Christiane Filliatreau

Sa rencontre avec la terre, Christiane Filliatreau s’en souvient avec tous ses sens. L’enfant qu’elle était, au Maroc, joue au bout d’un champ. Elle tombe sur une espèce de carrière. Il a plu. Sous ces doigts, la matière s’amalgame, s’amasse, se modèle et garde la forme. Cette plasticité de l’argile, elle en fait ainsi la primaire expérience poussant plus loin l’investigation. Sous le soleil, les amas change de couleur, durcissent. Elle surveille le processus et en ressent l’émerveillement, la jouissance encore aujourd’hui. Lorsque la famille rentre en France, elle a 14 ans. Elle continue à « tripoter » la terre. Le plaisir est entier, mais à aucun moment elle n’ambitionne d’en faire un métier. Au lycée, même attirance pour l’argile dans un atelier où contrairement aux autres, Christiane ne réalise pas des contenants, mais de petites formes fermées, sculpturales. Le Bac en poche, c’est vers une autre passion qu’elle souhaite s’orienter, celle du dessin. « J’irai aux Beaux arts ou rien d’autre », a t-elle fermement annoncé à ses parents d’abord réticents. Inscrite à l’Ecole des Beaux Arts de Marseille, elle pratique le dessin avec grand intérêt, mais là encore, l’atelier terre reste un pôle d’attraction irrépressible. Et toujours elle revient aux formes fermées, englobant le vide.

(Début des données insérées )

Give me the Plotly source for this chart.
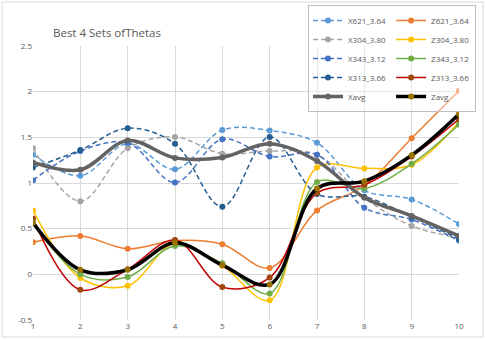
import plotly.graph_objects as go

# Data
steps = [1, 2, 3, 4, 5, 6, 7, 8, 9, 10]

x621 = [1.31, 1.08, 1.43, 1.15, 1.58, 1.575, 1.44, 0.92, 0.82, 0.55]
z621 = [0.35, 0.42, 0.28, 0.37, 0.33, 0.07, 0.70, 0.97, 1.49, 2.01]
x304 = [1.38, 0.80, 1.38, 1.505, 1.32, 1.35, 1.31, 0.84, 0.53, 0.40]
z304 = [0.70, -0.04, -0.125, 0.34, 0.095, -0.285, 1.17, 1.16, 1.20, 1.67]
x343 = [1.03, 1.35, 1.44, 1.005, 1.48, 1.29, 1.31, 0.73, 0.60, 0.37]
z343 = [0.57, 0.0, -0.03, 0.31, 0.12, -0.21, 1.01, 0.94, 1.21, 1.64]
x313 = [1.17, 1.36, 1.60, 1.43, 0.74, 1.505, 0.88, 0.85, 0.63, 0.39]
z313 = [0.61, -0.17, 0.055, 0.375, -0.14, -0.035, 0.89, 0.98, 1.29, 1.70]
xavg = [1.225, 1.145, 1.465, 1.275, 1.28, 1.43, 1.24, 0.84, 0.64, 0.42]
zavg = [0.565, 0.05, 0.05, 0.345, 0.10, -0.11, 0.94, 1.02, 1.305, 1.755]

y_ticks = [-0.5, 0, 0.5, 1, 1.5, 2, 2.5]
y_labels = ["-0.5", "0", "0.5", "1", "1.5", "2", "2.5"]

TEXT_COLOR = "#595959"
GRID_COLOR = "#D9D9D9"
DASH = "5px,3px"

# name, values, line colour, marker colour, width, dash, legend column
series = [
    ("X621_3.64", x621, "#5B9BD5", "#5B9BD5", 1.5, DASH, "X"),
    ("Z621_3.64", z621, "#ED7D31", "#ED7D31", 1.5, "solid", "Z"),
    ("X304_3.80", x304, "#A5A5A5", "#A5A5A5", 1.5, DASH, "X"),
    ("Z304_3.80", z304, "#FFC000", "#FFC000", 1.5, "solid", "Z"),
    ("X343_3.12", x343, "#4472C4", "#4472C4", 1.5, DASH, "X"),
    ("Z343_3.12", z343, "#70AD47", "#70AD47", 1.5, "solid", "Z"),
    ("X313_3.66", x313, "#255E91", "#255E91", 1.5, DASH, "X"),
    ("Z313_3.66", z313, "#C00000", "#9E480E", 1.5, "solid", "Z"),
    ("Xavg", xavg, "#636363", "#636363", 3.5, "solid", "X"),
    ("Zavg", zavg, "#000000", "#997300", 3.5, "solid", "Z"),
]

fig = go.Figure()

for name, vals, lcol, mcol, lw, dash, grp in series:
    fig.add_trace(go.Scatter(
        x=steps, y=vals,
        mode="lines+markers",
        name=name,
        legendgroup=grp,
        line=dict(color=lcol, width=lw, dash=dash, shape="spline", smoothing=1),
        marker=dict(color=mcol, size=6, symbol="circle"),
    ))

fig.update_layout(
    width=485,
    height=340,
    paper_bgcolor="white",
    plot_bgcolor="white",
    margin=dict(l=33, r=26, t=46, b=20, autoexpand=False),
    title=dict(
        text="Best 4 Sets ofThetas",
        x=53 / 485, xanchor="left",
        y=1 - 33 / 340, yanchor="middle",
        font=dict(family="Open Sans", size=11.5, color=TEXT_COLOR),
    ),
    font=dict(family="Open Sans", color=TEXT_COLOR),
    showlegend=True,
    legend=dict(
        orientation="h",
        traceorder="grouped",
        x=(308 - 33) / 426, xanchor="left",
        y=(320 - 5) / 274, yanchor="top",
        bgcolor="rgba(255,255,255,0.4)",
        bordercolor="#BFBFBF",
        borderwidth=1,
        font=dict(size=8, color=TEXT_COLOR),
        tracegroupgap=2,
    ),
    xaxis=dict(
        range=[1, 10],
        tickmode="array",
        tickvals=steps,
        showgrid=True,
        gridcolor=GRID_COLOR,
        gridwidth=1,
        zeroline=False,
        showline=False,
        ticks="",
        tickfont=dict(size=8, color=TEXT_COLOR),
    ),
    yaxis=dict(
        range=[-0.5, 2.5],
        tickmode="array",
        tickvals=y_ticks,
        ticktext=y_labels,
        showgrid=True,
        gridcolor=GRID_COLOR,
        gridwidth=1,
        zeroline=False,
        showline=False,
        ticks="",
        tickfont=dict(size=8, color=TEXT_COLOR),
    ),
)

# outer chart border
fig.add_shape(
    type="rect", xref="paper", yref="paper",
    x0=(2 - 33) / 426, x1=(483 - 33) / 426,
    y0=(320 - 337) / 274, y1=(320 - 2) / 274,
    line=dict(color=GRID_COLOR, width=1),
    fillcolor="rgba(0,0,0,0)",
    layer="below",
)

# drop the default page margin so the figure sits at the window's corner
fig.write_html(
    "out.html",
    config={"displayModeBar": False},
    post_script="document.body.style.margin='0px';",
)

Diplôme en poche, elle poursuit sa formation céramique, qui devient son activité première tout en dessinant. Chez Ben Lisa (1926-1995), durant de longues années, elle pratique la préparation d’émaux à base de végétaux et de minéraux puisés dans la nature. Même si le Sud de la France est un pays de faïenciers, elle n’abandonnera plus jamais le grès. Les cuissons bois qui l’ont tant fascinée pendant des décennies par leur invitation permanente à l’expérimentation aujourd’hui, c’est fini. Impossible d’imposer les flammes dans une contrée forestière sujette aux incendies. Mais le four électrique permet d’autres expériences et surprises. « Aujourd’hui, surtout, je sens que je cultive la simplification du processus créatif. J’aime dominer ma chose. Quand on voit mes pièces, il y a peu d’évidence à y voir de la simplicité, pourtant, je n’utilise plus que trois émaux que j’applique pour des monochromes assumés », analyse la céramiste du haut de ses 68 printemps.

 

Jamais le dessin en deux dimensions, qu’elle continue à produire, ne se met au service du travail de l’argile en 3D. Deux expressions distinctes.

Une pièce de Christiane Filliatreau nait d’une idée qui la taraude. Et puis, mentalement, la pièce lui apparaît, en volume. Elle se concrétise dans l’intimité de l’atelier, au colombin, même s’il lui arrive de pratiquer le tour pour des bols. « Je vis à Buoux dans le Luberon. Un haut lieu d’escalade. Le paysage provençal dans lequel je me balade est très inspirant, à la fois, minéral avec les falaises, végétal et organique parce notamment grouillant de lichens et d’une faune dont les modes de déplacement sont fascinants », explique t-elle avec bonheur. Au premier coup d’oeil, on repère combien les « Aventi » de Christiane, par exemple, racontent cette mouvance fluide. Il ne s’agit pas de parodier la nature. Il s’agit d’en saisir l’énergie. « Ce que je construis, en partant de rien, petit à petit, c’est techniquement creux. Mais, pour moi c’est plein. De sensibilité, d’émotion », poursuit l’artiste aux gestes additifs et non pas soustractifs pour aboutir à une sculpture que chacun peut enlacer, bercer… à son gré.